RECORD EXTRACTS
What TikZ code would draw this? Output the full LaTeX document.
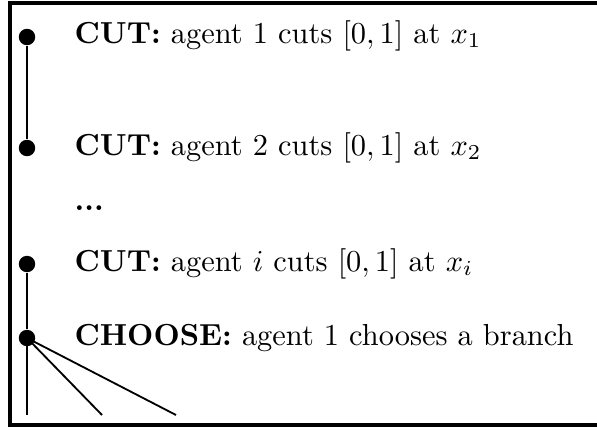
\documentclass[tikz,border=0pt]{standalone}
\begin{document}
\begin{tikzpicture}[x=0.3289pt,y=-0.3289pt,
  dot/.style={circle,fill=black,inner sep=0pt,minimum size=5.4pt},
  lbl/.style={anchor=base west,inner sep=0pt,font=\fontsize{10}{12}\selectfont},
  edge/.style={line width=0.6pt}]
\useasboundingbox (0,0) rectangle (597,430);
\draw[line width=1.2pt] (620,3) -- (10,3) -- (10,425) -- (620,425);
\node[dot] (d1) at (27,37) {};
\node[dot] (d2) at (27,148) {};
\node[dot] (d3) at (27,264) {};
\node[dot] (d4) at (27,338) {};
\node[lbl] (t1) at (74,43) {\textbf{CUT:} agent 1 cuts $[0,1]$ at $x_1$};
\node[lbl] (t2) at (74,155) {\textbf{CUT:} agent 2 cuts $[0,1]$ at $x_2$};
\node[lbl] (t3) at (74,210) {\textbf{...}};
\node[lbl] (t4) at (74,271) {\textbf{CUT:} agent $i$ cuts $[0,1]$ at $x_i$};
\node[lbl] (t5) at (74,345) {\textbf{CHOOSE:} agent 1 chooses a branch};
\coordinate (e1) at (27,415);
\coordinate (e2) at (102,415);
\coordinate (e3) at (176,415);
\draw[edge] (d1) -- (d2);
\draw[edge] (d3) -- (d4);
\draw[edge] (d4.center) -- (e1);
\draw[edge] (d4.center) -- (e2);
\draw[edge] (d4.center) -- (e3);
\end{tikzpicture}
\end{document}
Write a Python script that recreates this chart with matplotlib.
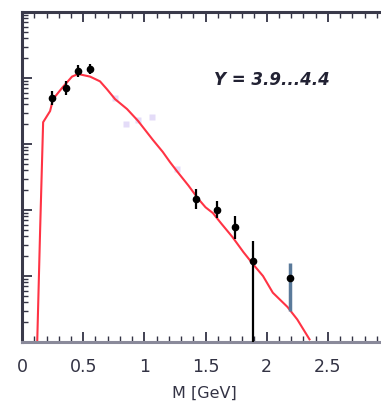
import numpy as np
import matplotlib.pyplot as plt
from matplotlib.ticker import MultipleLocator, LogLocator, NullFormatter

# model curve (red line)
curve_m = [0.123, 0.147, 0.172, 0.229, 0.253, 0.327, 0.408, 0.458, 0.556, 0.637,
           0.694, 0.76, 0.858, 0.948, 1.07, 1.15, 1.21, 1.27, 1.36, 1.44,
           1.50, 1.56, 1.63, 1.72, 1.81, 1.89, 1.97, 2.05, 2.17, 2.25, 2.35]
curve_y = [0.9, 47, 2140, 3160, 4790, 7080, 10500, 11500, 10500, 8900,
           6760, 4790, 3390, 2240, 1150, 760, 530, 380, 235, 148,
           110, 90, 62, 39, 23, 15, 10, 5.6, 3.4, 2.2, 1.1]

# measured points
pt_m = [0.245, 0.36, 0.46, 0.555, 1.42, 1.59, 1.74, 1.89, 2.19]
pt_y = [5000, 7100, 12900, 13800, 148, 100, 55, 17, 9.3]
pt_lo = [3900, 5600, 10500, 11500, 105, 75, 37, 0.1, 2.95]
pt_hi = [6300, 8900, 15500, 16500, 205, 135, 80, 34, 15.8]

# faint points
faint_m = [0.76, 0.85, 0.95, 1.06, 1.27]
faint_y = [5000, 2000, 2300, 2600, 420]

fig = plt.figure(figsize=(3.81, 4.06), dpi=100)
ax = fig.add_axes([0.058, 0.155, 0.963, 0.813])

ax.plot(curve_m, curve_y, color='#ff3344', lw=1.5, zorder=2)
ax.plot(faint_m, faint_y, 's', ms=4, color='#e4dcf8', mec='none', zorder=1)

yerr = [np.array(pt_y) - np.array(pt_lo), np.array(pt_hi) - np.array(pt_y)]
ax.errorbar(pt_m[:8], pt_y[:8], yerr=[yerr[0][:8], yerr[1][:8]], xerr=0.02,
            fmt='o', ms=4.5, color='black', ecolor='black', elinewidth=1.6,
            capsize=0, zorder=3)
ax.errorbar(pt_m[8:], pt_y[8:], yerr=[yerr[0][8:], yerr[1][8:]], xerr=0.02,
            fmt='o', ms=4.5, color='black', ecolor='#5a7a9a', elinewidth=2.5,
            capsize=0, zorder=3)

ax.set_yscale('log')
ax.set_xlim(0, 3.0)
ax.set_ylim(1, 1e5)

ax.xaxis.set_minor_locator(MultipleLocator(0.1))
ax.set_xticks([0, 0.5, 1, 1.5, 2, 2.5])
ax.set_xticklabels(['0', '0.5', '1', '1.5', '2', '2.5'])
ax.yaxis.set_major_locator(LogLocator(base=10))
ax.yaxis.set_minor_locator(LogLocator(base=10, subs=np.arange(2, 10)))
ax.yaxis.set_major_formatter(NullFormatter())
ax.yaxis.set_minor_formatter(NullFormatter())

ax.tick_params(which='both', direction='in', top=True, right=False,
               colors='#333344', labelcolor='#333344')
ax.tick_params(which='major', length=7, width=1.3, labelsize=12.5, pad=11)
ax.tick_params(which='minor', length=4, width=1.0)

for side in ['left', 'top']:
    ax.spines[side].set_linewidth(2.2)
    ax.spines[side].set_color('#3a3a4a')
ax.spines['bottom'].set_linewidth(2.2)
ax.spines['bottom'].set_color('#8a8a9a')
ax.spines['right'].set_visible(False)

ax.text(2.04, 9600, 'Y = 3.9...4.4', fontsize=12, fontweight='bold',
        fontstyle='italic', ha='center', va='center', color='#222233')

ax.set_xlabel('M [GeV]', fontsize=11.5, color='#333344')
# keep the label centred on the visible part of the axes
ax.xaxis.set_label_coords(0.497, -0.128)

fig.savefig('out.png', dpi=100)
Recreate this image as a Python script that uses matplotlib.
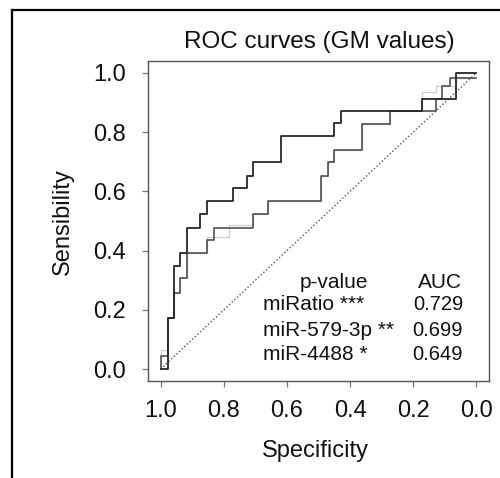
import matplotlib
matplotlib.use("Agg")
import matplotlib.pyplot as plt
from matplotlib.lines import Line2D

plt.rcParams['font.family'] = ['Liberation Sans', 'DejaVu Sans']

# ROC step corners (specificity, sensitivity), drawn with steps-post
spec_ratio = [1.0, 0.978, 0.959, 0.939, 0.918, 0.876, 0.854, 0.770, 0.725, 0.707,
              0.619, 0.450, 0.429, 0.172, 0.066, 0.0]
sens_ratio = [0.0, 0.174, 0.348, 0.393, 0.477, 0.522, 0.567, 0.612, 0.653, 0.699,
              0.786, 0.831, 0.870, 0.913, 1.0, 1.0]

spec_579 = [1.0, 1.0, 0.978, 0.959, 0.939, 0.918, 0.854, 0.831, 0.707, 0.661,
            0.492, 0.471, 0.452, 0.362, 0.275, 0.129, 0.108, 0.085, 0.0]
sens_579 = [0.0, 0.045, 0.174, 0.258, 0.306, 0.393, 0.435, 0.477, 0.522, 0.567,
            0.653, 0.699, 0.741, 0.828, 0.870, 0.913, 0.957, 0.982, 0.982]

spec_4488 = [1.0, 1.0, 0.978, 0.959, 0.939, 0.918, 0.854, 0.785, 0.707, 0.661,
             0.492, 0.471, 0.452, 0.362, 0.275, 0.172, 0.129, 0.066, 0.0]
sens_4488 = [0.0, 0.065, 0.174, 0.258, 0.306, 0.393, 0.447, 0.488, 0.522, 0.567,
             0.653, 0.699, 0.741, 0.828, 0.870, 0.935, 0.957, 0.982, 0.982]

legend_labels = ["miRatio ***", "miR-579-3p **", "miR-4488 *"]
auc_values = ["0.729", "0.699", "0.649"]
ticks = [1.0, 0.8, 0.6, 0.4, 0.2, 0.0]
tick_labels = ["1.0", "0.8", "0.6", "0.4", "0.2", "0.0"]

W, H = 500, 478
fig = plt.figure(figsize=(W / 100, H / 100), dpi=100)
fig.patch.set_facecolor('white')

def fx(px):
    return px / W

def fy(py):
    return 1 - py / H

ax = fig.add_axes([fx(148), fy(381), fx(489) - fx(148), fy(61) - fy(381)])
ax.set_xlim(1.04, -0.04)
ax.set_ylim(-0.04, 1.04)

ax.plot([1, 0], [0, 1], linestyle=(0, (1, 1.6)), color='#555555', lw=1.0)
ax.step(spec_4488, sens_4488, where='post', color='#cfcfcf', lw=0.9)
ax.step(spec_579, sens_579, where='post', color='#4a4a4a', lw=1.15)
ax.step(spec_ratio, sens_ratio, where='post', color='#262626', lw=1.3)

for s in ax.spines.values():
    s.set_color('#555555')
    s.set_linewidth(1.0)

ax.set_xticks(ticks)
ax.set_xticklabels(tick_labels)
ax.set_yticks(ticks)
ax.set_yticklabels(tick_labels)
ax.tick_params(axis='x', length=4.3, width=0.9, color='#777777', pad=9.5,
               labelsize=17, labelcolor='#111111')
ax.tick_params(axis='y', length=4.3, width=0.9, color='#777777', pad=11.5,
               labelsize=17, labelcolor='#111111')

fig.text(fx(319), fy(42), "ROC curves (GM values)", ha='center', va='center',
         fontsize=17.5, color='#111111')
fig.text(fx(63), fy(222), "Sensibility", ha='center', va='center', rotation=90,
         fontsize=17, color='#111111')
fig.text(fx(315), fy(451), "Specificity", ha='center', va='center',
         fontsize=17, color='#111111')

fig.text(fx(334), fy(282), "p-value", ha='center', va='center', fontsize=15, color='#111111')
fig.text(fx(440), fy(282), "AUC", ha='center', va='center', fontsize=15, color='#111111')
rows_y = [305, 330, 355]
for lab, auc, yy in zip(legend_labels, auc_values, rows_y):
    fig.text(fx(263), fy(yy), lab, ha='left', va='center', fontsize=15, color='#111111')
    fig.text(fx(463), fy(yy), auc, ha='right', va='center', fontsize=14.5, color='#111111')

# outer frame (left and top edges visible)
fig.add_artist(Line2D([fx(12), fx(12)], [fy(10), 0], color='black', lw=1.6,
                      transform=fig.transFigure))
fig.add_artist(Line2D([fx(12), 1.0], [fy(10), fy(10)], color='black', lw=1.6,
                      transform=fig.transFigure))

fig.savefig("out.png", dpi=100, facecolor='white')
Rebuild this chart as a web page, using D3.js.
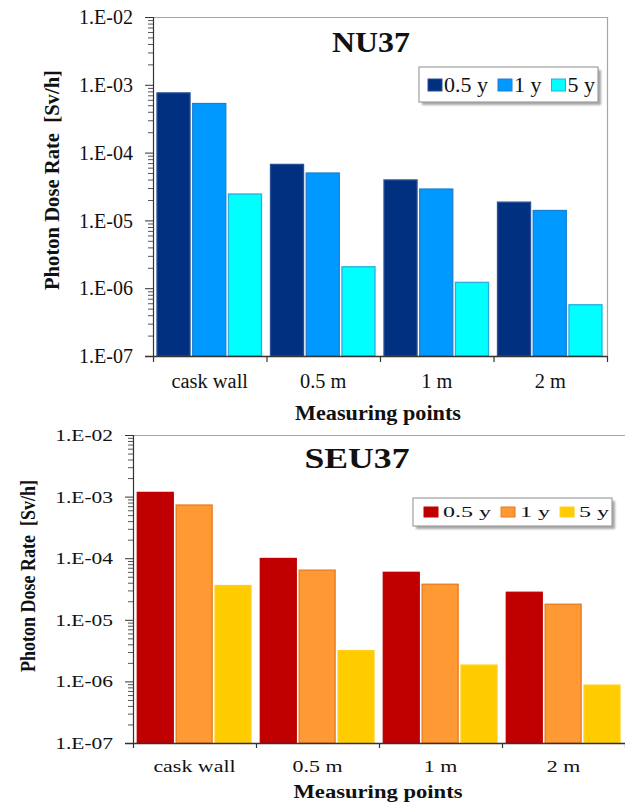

WHAT YOU SHOULD DO
Only the lines from the one holding "Write a Python" to the one holding "110, 90, 62, 39, 23, 15, 10, 5.6, 3.4, 2.2, 1.1]" should be returned, both included and exactly as written, with no pictures.

WRITTEN ANSWER
Write a Python script that recreates this chart with matplotlib.
import numpy as np
import matplotlib.pyplot as plt
from matplotlib.ticker import MultipleLocator, LogLocator, NullFormatter

# model curve (red line)
curve_m = [0.123, 0.147, 0.172, 0.229, 0.253, 0.327, 0.408, 0.458, 0.556, 0.637,
           0.694, 0.76, 0.858, 0.948, 1.07, 1.15, 1.21, 1.27, 1.36, 1.44,
           1.50, 1.56, 1.63, 1.72, 1.81, 1.89, 1.97, 2.05, 2.17, 2.25, 2.35]
curve_y = [0.9, 47, 2140, 3160, 4790, 7080, 10500, 11500, 10500, 8900,
           6760, 4790, 3390, 2240, 1150, 760, 530, 380, 235, 148,
           110, 90, 62, 39, 23, 15, 10, 5.6, 3.4, 2.2, 1.1]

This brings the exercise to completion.